Osama Almanna, a security researcher discovered a domain validation flaw in the StartSSL certificate authority (CA), allowing anyone to receive SSL certificates for any domain irrespective of the ownership.
For starters, StartSSL is a web service which enables webmasters to request valid SSL certificates for their domains, recognized in all the major browsers. It is owned by Israeli-based StartCom.
To ensure zero abuse, the service forces each user through a validation process to verify the actual owner of the domain, hence preventing hackers from asking for certificates for sites they don’t own.
Verification could be carried out in a number of ways, out of which the most common practice employed by the vast majority of CAs is to have the user place a certain file on the domain’s server root.
But, the flaw was discovered in email-based user verification, which is employed by StartSSL. In this process, an email with validation code is sent out to users main domain and the email id used are: [email protected], [email protected], and [email protected]
The researcher Osama noted that (via) in the Web form where the user decides to which of these addresses to send the validation code, a skilled attacker could capture the HTTP request sent to the server and modify the included parameters.
And Email address being one of those parameters, a hacker can easily replace it with his own address.
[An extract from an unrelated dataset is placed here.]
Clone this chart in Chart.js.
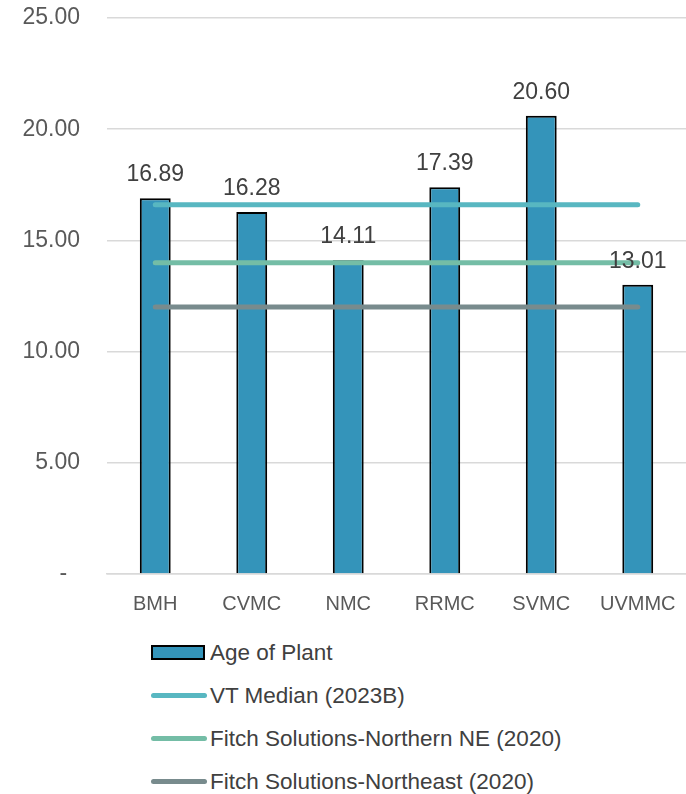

This essentially means that anyone could request SSL certificate for google.com or any other website, and have the validation code sent to their own personal inbox.
This loophole could be abused big time by crooks for issuing SSL certificates for banking portals and then use them in their phishing campaigns.
StartSSL was notified by Almanna on the issue and the same was resolved on that day only. It’s good to learn that serious damage was prevented in time.